- Exercise prompt -
Copy out each line exactly; pictures stay out of the copy.

- Collected material -
########

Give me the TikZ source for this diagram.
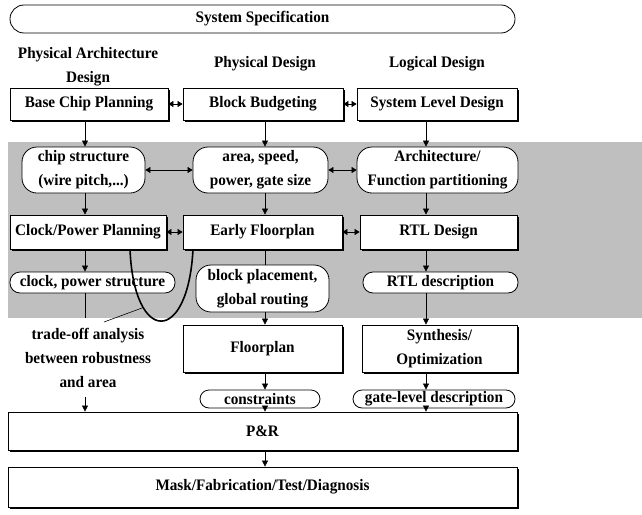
\documentclass[tikz,border=0pt]{standalone}
\usepackage{fontspec}
\setmainfont{Liberation Serif}[FakeStretch=0.95]
\usetikzlibrary{arrows.meta,shadows}
\begin{document}
\begin{tikzpicture}[x=1pt,y=-1pt,
  txt/.style={font=\fontsize{16}{24}\selectfont\bfseries, align=center},
  sbox/.style={txt, draw, fill=white, line width=0.8pt, inner sep=0pt,
    general shadow={fill=black, shadow xshift=1.8pt, shadow yshift=-1.8pt}},
  rbox/.style={txt, draw, fill=white, line width=0.8pt, inner sep=0pt, rounded corners=#1},
  rbox/.default=10pt,
  arr/.style={-{Triangle[length=6pt,width=6pt]}, line width=0.6pt},
  darr/.style={{Triangle[length=5pt,width=6pt]}-{Triangle[length=5pt,width=6pt]}, line width=0.6pt},
]
\useasboundingbox (0,0) rectangle (642,514);
\fill[gray!50] (8,142) rectangle (642,318);

\coordinate (colL) at (85,0);
\coordinate (colM) at (265,0);
\coordinate (colR) at (426,0);

\node[rbox=14pt, minimum width=505pt, minimum height=28pt] (spec) at (262.5,19) {System Specification};
\node[txt] (h1) at (88,67) {Physical Architecture\\Design};
\node[txt] (h2) at (265,64) {Physical Design};
\node[txt] (h3) at (437,64) {Logical Design};

\node[sbox, minimum width=158pt, minimum height=32pt] (bcp) at (89,104) {Base Chip Planning};
\node[sbox, minimum width=160pt, minimum height=32pt] (bb) at (263,104) {Block Budgeting};
\node[sbox, minimum width=160pt, minimum height=32pt] (sld) at (437,104) {System Level Design};

\node[rbox=15pt, minimum width=123pt, minimum height=46pt] (cs) at (83.5,170) {chip structure\\(wire pitch,...)};
\node[rbox=15pt, minimum width=135pt, minimum height=46pt] (asp) at (260.5,170) {area, speed,\\power, gate size};
\node[rbox=15pt, minimum width=161pt, minimum height=46pt] (afp) at (437.5,170) {Architecture/\\Function partitioning};

\node[sbox, minimum width=156pt, minimum height=34pt] (cpp) at (88,232) {Clock/Power Planning};
\node[sbox, minimum width=159pt, minimum height=34pt] (ef) at (262.5,232) {Early Floorplan};
\node[sbox, minimum width=157pt, minimum height=34pt] (rtl) at (438.5,232) {RTL Design};

\node[rbox=10pt, minimum width=165pt, minimum height=21pt] (cps) at (92.5,282.5) {clock, power structure};
\node[rbox=15pt, minimum width=133pt, minimum height=47pt] (bp) at (262.5,288.5) {block placement,\\global routing};
\node[rbox=10pt, minimum width=155pt, minimum height=21pt] (rtld) at (440.5,282.5) {RTL description};

\node[txt] (to) at (88,358) {trade-off analysis\\between robustness\\and area};

\node[sbox, minimum width=159pt, minimum height=47pt] (fp) at (262.5,348.5) {Floorplan};
\node[sbox, minimum width=155pt, minimum height=47pt] (syn) at (439.5,348.5) {Synthesis/\\Optimization};

\node[rbox=9pt, minimum width=120pt, minimum height=18pt] (con) at (260,399) {constraints};
\node[rbox=9pt, minimum width=162pt, minimum height=18pt] (gld) at (434,399) {gate-level description};

\node[sbox, minimum width=509pt, minimum height=38pt] (pr) at (262.5,431) {P\&R};
\node[sbox, minimum width=509pt, minimum height=40pt] (mask) at (262.5,487) {Mask/Fabrication/Test/Diagnosis};

% horizontal double arrows
\draw[darr] (bcp.east) -- (bb.west);
\draw[darr] (bb.east) -- (sld.west);
\draw[darr] (cs.east) -- (asp.west);
\draw[darr] (asp.east) -- (afp.west);
\draw[darr] (cpp.east) -- (ef.west);
\draw[darr] (ef.east) -- (rtl.west);

% vertical arrows
\draw[arr] (bcp.south -| colL) -- (cs.north -| colL);
\draw[arr] (bb.south -| colM) -- (asp.north -| colM);
\draw[arr] (sld.south -| colR) -- (afp.north -| colR);
\draw[arr] (cs.south -| colL) -- (cpp.north -| colL);
\draw[arr] (asp.south -| colM) -- (ef.north -| colM);
\draw[arr] (afp.south -| colR) -- (rtl.north -| colR);
\draw[arr] (cpp.south -| colL) -- (cps.north -| colL);
\draw[line width=0.6pt] (ef.south -| colM) -- (bp.north -| colM);
\draw[arr] (rtl.south -| colR) -- (rtld.north -| colR);
\draw[arr] (bp.south -| colM) -- (fp.north -| colM);
\draw[arr] (rtld.south -| colR) -- (syn.north -| colR);
\draw[arr] (fp.south -| colM) -- (con.north -| colM);
\draw[arr] (syn.south -| colR) -- (gld.north -| colR);
\draw[arr] (con.south -| colM) -- (pr.north -| colM);
\draw[arr] (gld.south -| colR) -- (pr.north -| colR);
\draw[arr] (pr.south -| colM) -- (mask.north -| colM);

\coordinate (cpsEnd) at (85,318);
\draw[line width=0.6pt] (cps.south -| colL) -- (cpsEnd);
\coordinate (prIn) at (85,397);
\draw[arr] (prIn) -- (pr.north -| prIn);

% trade-off curve
\coordinate (cvL) at (130,0);
\coordinate (cvR) at (193,0);
\draw[line width=1.6pt] (cpp.south -| cvL) .. controls (134,345) and (188,345) .. (ef.south -| cvR);
\coordinate (tip) at (142,308);
\coordinate (tp) at (104,322);
\draw[line width=0.6pt] (tp) -- (tip);
\end{tikzpicture}
\end{document}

########

- Expected answer -
Give me the TikZ source for this diagram.
\documentclass[tikz,border=0pt]{standalone}
\usepackage{fontspec}
\setmainfont{Liberation Serif}[FakeStretch=0.95]
\usetikzlibrary{arrows.meta,shadows}
\begin{document}
\begin{tikzpicture}[x=1pt,y=-1pt,
  txt/.style={font=\fontsize{16}{24}\selectfont\bfseries, align=center},
  sbox/.style={txt, draw, fill=white, line width=0.8pt, inner sep=0pt,
    general shadow={fill=black, shadow xshift=1.8pt, shadow yshift=-1.8pt}},
  rbox/.style={txt, draw, fill=white, line width=0.8pt, inner sep=0pt, rounded corners=#1},
  rbox/.default=10pt,
  arr/.style={-{Triangle[length=6pt,width=6pt]}, line width=0.6pt},
  darr/.style={{Triangle[length=5pt,width=6pt]}-{Triangle[length=5pt,width=6pt]}, line width=0.6pt},
]
\useasboundingbox (0,0) rectangle (642,514);
\fill[gray!50] (8,142) rectangle (642,318);

\coordinate (colL) at (85,0);
\coordinate (colM) at (265,0);
\coordinate (colR) at (426,0);

\node[rbox=14pt, minimum width=505pt, minimum height=28pt] (spec) at (262.5,19) {System Specification};
\node[txt] (h1) at (88,67) {Physical Architecture\\Design};
\node[txt] (h2) at (265,64) {Physical Design};
\node[txt] (h3) at (437,64) {Logical Design};

\node[sbox, minimum width=158pt, minimum height=32pt] (bcp) at (89,104) {Base Chip Planning};
\node[sbox, minimum width=160pt, minimum height=32pt] (bb) at (263,104) {Block Budgeting};
\node[sbox, minimum width=160pt, minimum height=32pt] (sld) at (437,104) {System Level Design};

\node[rbox=15pt, minimum width=123pt, minimum height=46pt] (cs) at (83.5,170) {chip structure\\(wire pitch,...)};
\node[rbox=15pt, minimum width=135pt, minimum height=46pt] (asp) at (260.5,170) {area, speed,\\power, gate size};
\node[rbox=15pt, minimum width=161pt, minimum height=46pt] (afp) at (437.5,170) {Architecture/\\Function partitioning};

\node[sbox, minimum width=156pt, minimum height=34pt] (cpp) at (88,232) {Clock/Power Planning};
\node[sbox, minimum width=159pt, minimum height=34pt] (ef) at (262.5,232) {Early Floorplan};
\node[sbox, minimum width=157pt, minimum height=34pt] (rtl) at (438.5,232) {RTL Design};

\node[rbox=10pt, minimum width=165pt, minimum height=21pt] (cps) at (92.5,282.5) {clock, power structure};
\node[rbox=15pt, minimum width=133pt, minimum height=47pt] (bp) at (262.5,288.5) {block placement,\\global routing};
\node[rbox=10pt, minimum width=155pt, minimum height=21pt] (rtld) at (440.5,282.5) {RTL description};

\node[txt] (to) at (88,358) {trade-off analysis\\between robustness\\and area};

\node[sbox, minimum width=159pt, minimum height=47pt] (fp) at (262.5,348.5) {Floorplan};
\node[sbox, minimum width=155pt, minimum height=47pt] (syn) at (439.5,348.5) {Synthesis/\\Optimization};

\node[rbox=9pt, minimum width=120pt, minimum height=18pt] (con) at (260,399) {constraints};
\node[rbox=9pt, minimum width=162pt, minimum height=18pt] (gld) at (434,399) {gate-level description};

\node[sbox, minimum width=509pt, minimum height=38pt] (pr) at (262.5,431) {P\&R};
\node[sbox, minimum width=509pt, minimum height=40pt] (mask) at (262.5,487) {Mask/Fabrication/Test/Diagnosis};

% horizontal double arrows
\draw[darr] (bcp.east) -- (bb.west);
\draw[darr] (bb.east) -- (sld.west);
\draw[darr] (cs.east) -- (asp.west);
\draw[darr] (asp.east) -- (afp.west);
\draw[darr] (cpp.east) -- (ef.west);
\draw[darr] (ef.east) -- (rtl.west);

% vertical arrows
\draw[arr] (bcp.south -| colL) -- (cs.north -| colL);
\draw[arr] (bb.south -| colM) -- (asp.north -| colM);
\draw[arr] (sld.south -| colR) -- (afp.north -| colR);
\draw[arr] (cs.south -| colL) -- (cpp.north -| colL);
\draw[arr] (asp.south -| colM) -- (ef.north -| colM);
\draw[arr] (afp.south -| colR) -- (rtl.north -| colR);
\draw[arr] (cpp.south -| colL) -- (cps.north -| colL);
\draw[line width=0.6pt] (ef.south -| colM) -- (bp.north -| colM);
\draw[arr] (rtl.south -| colR) -- (rtld.north -| colR);
\draw[arr] (bp.south -| colM) -- (fp.north -| colM);
\draw[arr] (rtld.south -| colR) -- (syn.north -| colR);
\draw[arr] (fp.south -| colM) -- (con.north -| colM);
\draw[arr] (syn.south -| colR) -- (gld.north -| colR);
\draw[arr] (con.south -| colM) -- (pr.north -| colM);
\draw[arr] (gld.south -| colR) -- (pr.north -| colR);
\draw[arr] (pr.south -| colM) -- (mask.north -| colM);

\coordinate (cpsEnd) at (85,318);
\draw[line width=0.6pt] (cps.south -| colL) -- (cpsEnd);
\coordinate (prIn) at (85,397);
\draw[arr] (prIn) -- (pr.north -| prIn);

% trade-off curve
\coordinate (cvL) at (130,0);
\coordinate (cvR) at (193,0);
\draw[line width=1.6pt] (cpp.south -| cvL) .. controls (134,345) and (188,345) .. (ef.south -| cvR);
\coordinate (tip) at (142,308);
\coordinate (tp) at (104,322);
\draw[line width=0.6pt] (tp) -- (tip);
\end{tikzpicture}
\end{document}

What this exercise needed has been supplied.